O período destinado à campanha política é uma oportunidade de esclarecer a população e de defender avanços de caráter social. A descriminalização do aborto de pessoas que precisam (ou desejam) submeter-se a ele é um desses avanços. Se a cada campanha política, em nome do pragmatismo eleitoreiro, os políticos fizerem a sociedade retroceder em conquistas importantes, daqui a pouco estaremos apedrejando supostas esposas infiéis, proibindo a pílula anticoncepcional, fazendo campanhas na televisão contra o uso da camisinha, extinguindo o voto feminino (assim como o homossexual, é claro).
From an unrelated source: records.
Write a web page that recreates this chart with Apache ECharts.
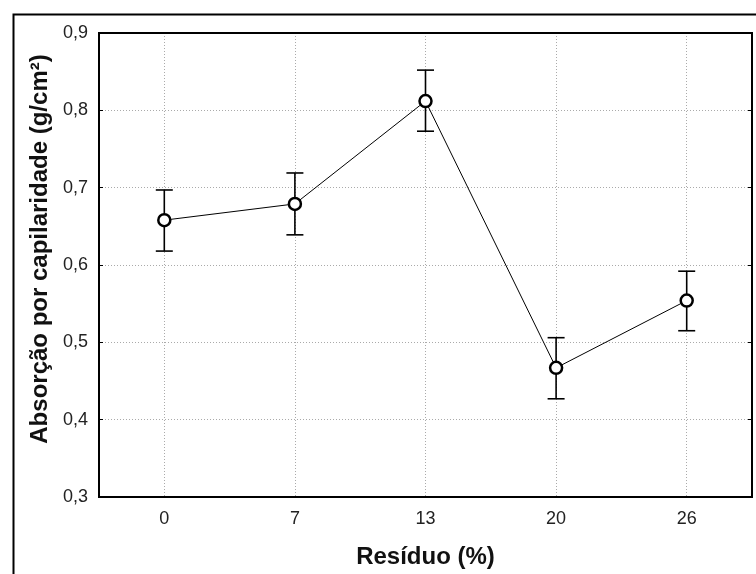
<!DOCTYPE html>
<html>
<head>
<meta charset="utf-8">
<script src="https://cdn.jsdelivr.net/npm/echarts@6/dist/echarts.min.js"></script>
<style>
  html, body { margin: 0; padding: 0; background: #fff; }
  #chart { width: 756px; height: 574px; }
</style>
</head>
<body>
<div id="chart"></div>
<script>
// Resíduo (%) categories
var residuo = ['0', '7', '13', '20', '26'];
// mean absorption (g/cm²)
var media = [0.658, 0.679, 0.812, 0.467, 0.554];
// error bar limits
var limInf = [0.618, 0.639, 0.773, 0.427, 0.515];
var limSup = [0.697, 0.719, 0.852, 0.506, 0.592];

var myChart = echarts.init(document.getElementById('chart'));

var barras = residuo.map(function (c, i) {
    return [i, limInf[i], limSup[i]];
});

var gridLine = {show: true, lineStyle: {color: '#aaa', type: [1, 2], width: 1}};
var tickLabel = {fontFamily: 'Liberation Sans, Arial, sans-serif', fontSize: 18, color: '#222'};
var titleFont = {fontFamily: 'Liberation Sans, Arial, sans-serif', fontSize: 24, fontWeight: 'bold', color: '#111'};

var option = {
    backgroundColor: '#fff',
    animation: false,
    graphic: [{
        type: 'rect', left: 11, top: 12,
        shape: {width: 800, height: 640},
        style: {fill: 'none', stroke: '#000', lineWidth: 2}
    }],
    grid: {left: 99, top: 33, right: 4, bottom: 76, show: true, borderColor: '#000', borderWidth: 2},
    xAxis: [{
        type: 'category', data: residuo, position: 'bottom',
        name: 'Resíduo (%)', nameLocation: 'middle', nameGap: 48, nameTextStyle: titleFont,
        axisLine: {lineStyle: {color: '#000', width: 2}},
        axisTick: {inside: true, alignWithLabel: true, length: 4, lineStyle: {color: '#000'}},
        axisLabel: Object.assign({margin: 13}, tickLabel),
        splitLine: Object.assign({alignWithLabel: true}, gridLine)
    }, {
        type: 'category', data: residuo, position: 'top',
        axisLine: {lineStyle: {color: '#000', width: 2}},
        axisTick: {inside: true, alignWithLabel: true, length: 4, lineStyle: {color: '#000'}},
        axisLabel: {show: false}, splitLine: {show: false}
    }],
    yAxis: [{
        type: 'value', min: 0.3, max: 0.9, interval: 0.1,
        name: 'Absorção por capilaridade (g/cm²)', nameLocation: 'middle', nameGap: 37,
        nameTextStyle: Object.assign({padding: [0, 0, 0, 32]}, titleFont),
        axisLine: {show: true, lineStyle: {color: '#000', width: 2}},
        axisTick: {show: true, inside: true, length: 4, lineStyle: {color: '#000'}},
        axisLabel: Object.assign({margin: 11, formatter: function (v) {
            return v.toFixed(1).replace('.', ',');
        }}, tickLabel),
        splitLine: gridLine
    }, {
        type: 'value', min: 0.3, max: 0.9, interval: 0.1, position: 'right',
        axisLine: {show: true, lineStyle: {color: '#000', width: 2}},
        axisTick: {show: true, inside: true, length: 4, lineStyle: {color: '#000'}},
        axisLabel: {show: false}, splitLine: {show: false}
    }],
    series: [{
        type: 'custom',
        data: barras,
        z: 3,
        renderItem: function (params, api) {
            var x = api.value(0);
            var p1 = api.coord([x, api.value(1)]);
            var p2 = api.coord([x, api.value(2)]);
            var w = 8.5;
            var st = {stroke: '#000', lineWidth: 1.6};
            return {
                type: 'group',
                children: [
                    {type: 'line', shape: {x1: p1[0], y1: p1[1], x2: p2[0], y2: p2[1]}, style: st},
                    {type: 'line', shape: {x1: p1[0] - w, y1: p1[1], x2: p1[0] + w, y2: p1[1]}, style: st},
                    {type: 'line', shape: {x1: p2[0] - w, y1: p2[1], x2: p2[0] + w, y2: p2[1]}, style: st}
                ]
            };
        }
    }, {
        type: 'line',
        data: media,
        z: 4,
        symbol: 'circle', symbolSize: 12,
        lineStyle: {color: '#000', width: 1},
        itemStyle: {color: '#fff', borderColor: '#000', borderWidth: 2.5}
    }]
};
myChart.setOption(option);
</script>
</body>
</html>
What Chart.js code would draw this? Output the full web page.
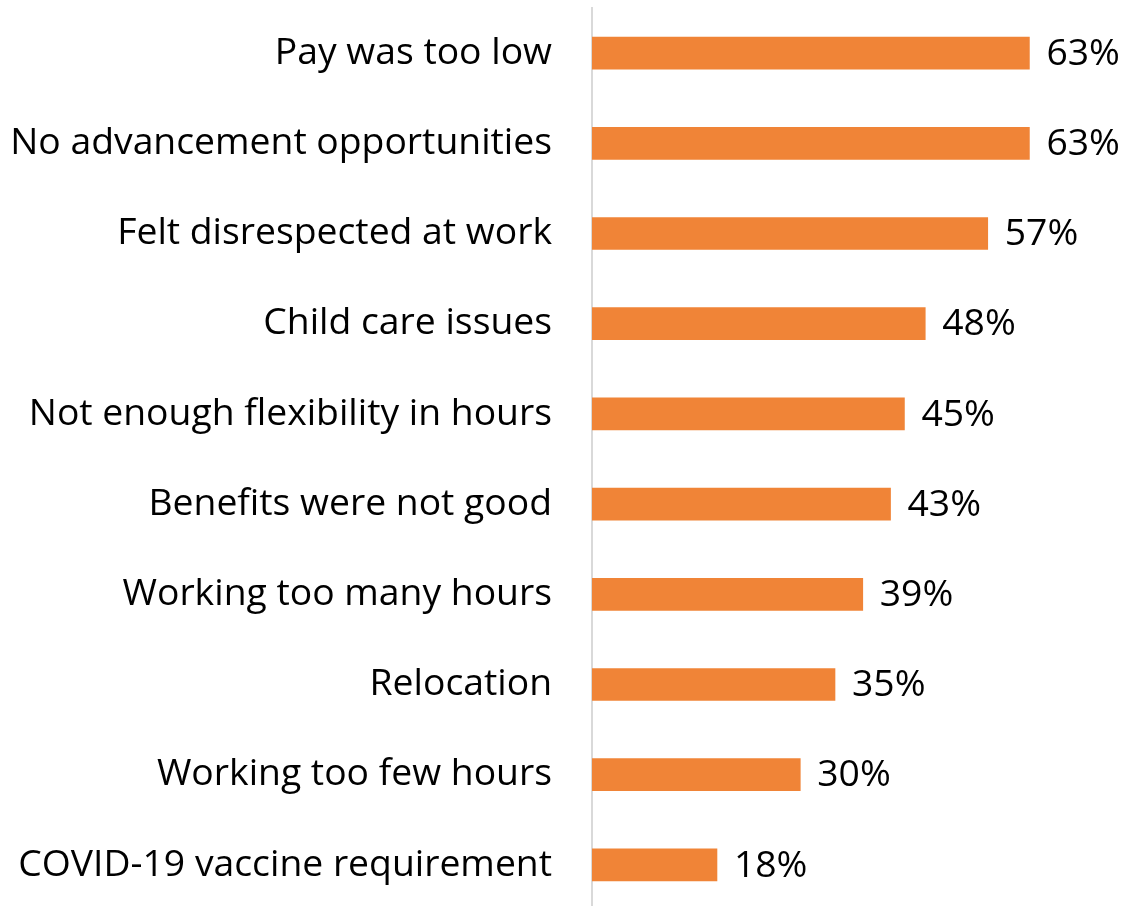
<!DOCTYPE html>
<html>
<head>
<meta charset="utf-8">
<script src="https://cdn.jsdelivr.net/npm/chart.js@4.4.1/dist/chart.umd.min.js"></script>
<style>
html,body{margin:0;padding:0;background:#fff;overflow:hidden;}
#wrap{width:1122px;height:906px;overflow:hidden;}
</style>
</head>
<body>
<div id="wrap"><canvas id="c" width="1122" height="912"></canvas></div>
<script>
const categories = [
  "Pay was too low",
  "No advancement opportunities",
  "Felt disrespected at work",
  "Child care issues",
  "Not enough flexibility in hours",
  "Benefits were not good",
  "Working too many hours",
  "Relocation",
  "Working too few hours",
  "COVID-19 vaccine requirement"
];
const values = [63, 63, 57, 48, 45, 43, 39, 35, 30, 18];
const valueLabels = ["63%", "63%", "57%", "48%", "45%", "43%", "39%", "35%", "30%", "18%"];

const FONT = "'Open Sans', 'DejaVu Sans', sans-serif";

const valueLabelPlugin = {
  id: 'valueLabels',
  afterDatasetsDraw(chart) {
    const ctx = chart.ctx;
    const meta = chart.getDatasetMeta(0);
    ctx.save();
    ctx.font = "37.3px " + FONT;
    ctx.fillStyle = "#000";
    ctx.textAlign = "left";
    ctx.textBaseline = "middle";
    meta.data.forEach((bar, i) => {
      ctx.fillText(valueLabels[i], bar.x + 17, bar.y + 1);
    });
    ctx.restore();
  }
};

new Chart(document.getElementById('c'), {
  type: 'bar',
  data: {
    labels: categories,
    datasets: [{
      data: values,
      backgroundColor: '#F08437',
      borderWidth: 0,
      barThickness: 32
    }]
  },
  options: {
    indexAxis: 'y',
    responsive: false,
    animation: false,
    layout: { padding: { top: 8, bottom: 2, left: 0, right: 44 } },
    plugins: { legend: { display: false }, tooltip: { enabled: false } },
    scales: {
      x: { display: false, min: 0, max: 70 },
      y: {
        grid: { display: false, drawTicks: false },
        border: { display: true, color: '#d9d9d9', width: 2 },
        ticks: {
          color: '#000',
          padding: 40,
          font: { family: FONT, size: 37.3 }
        },
        afterFit(scale) {
          scale.width = 592;
          scale.paddingTop = 0;
          scale.paddingBottom = 0;
        }
      }
    }
  },
  plugins: [valueLabelPlugin]
});
</script>
</body>
</html>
Daí para proibir biquínis na praia, shorts na prática esportiva e adotar o véu e a burca é um passo.

É elementar na democracia: se alguém quer praticar uma religião, deve ter o direito de fazê-lo, desde que não interfira na vida do seu concidadão. Se, por motivos rituais, uma pessoa quiser fazer jejum no Ramadã, adquirir apenas alimentos aprovados por um rabino, não comer carne na sexta-feira Santa, guardar o domingo, o sábado ou a sexta-feira, tudo bem, tudo bonito. Se uma mulher, por razões de consciência optar por não utilizar a pílula anticoncepcional, é um direito que lhe assiste (embora ela deva ser esclarecida sobre métodos anticoncepcionais). Mas se ela, em função de circunstâncias de vida, optar por um aborto cabe ao Estado assisti-la.

A questão aqui não é apenas a do aborto em si. É a do súbito surto de religiosidade que ataca os candidatos brasileiros nesta época e que provoca visitas a templos, sinagogas, mesquitas, igrejas e terreiros. E, mais que isso, o problema são as alianças suspeitas celebradas com vistas a um retrocesso nos direitos sociais. Estamos diante de dois candidatos à Presidência cujo passado todos conhecem, razão por que sua atitude nos surpreende. Serra aparece de repente fazendo juras de fé mais esperadas num coroinha da Mooca. E Dilma, pior ainda, respaldada por uma resolução avançada do seu partido, tenta renegá-la com o apoio de alguns caciques do PT, que fazem ginástica semântica para nos informar que o pensamento de “algumas feministas” não está no programa da candidata que, agora, acha mais vantajoso posar de filha de Maria.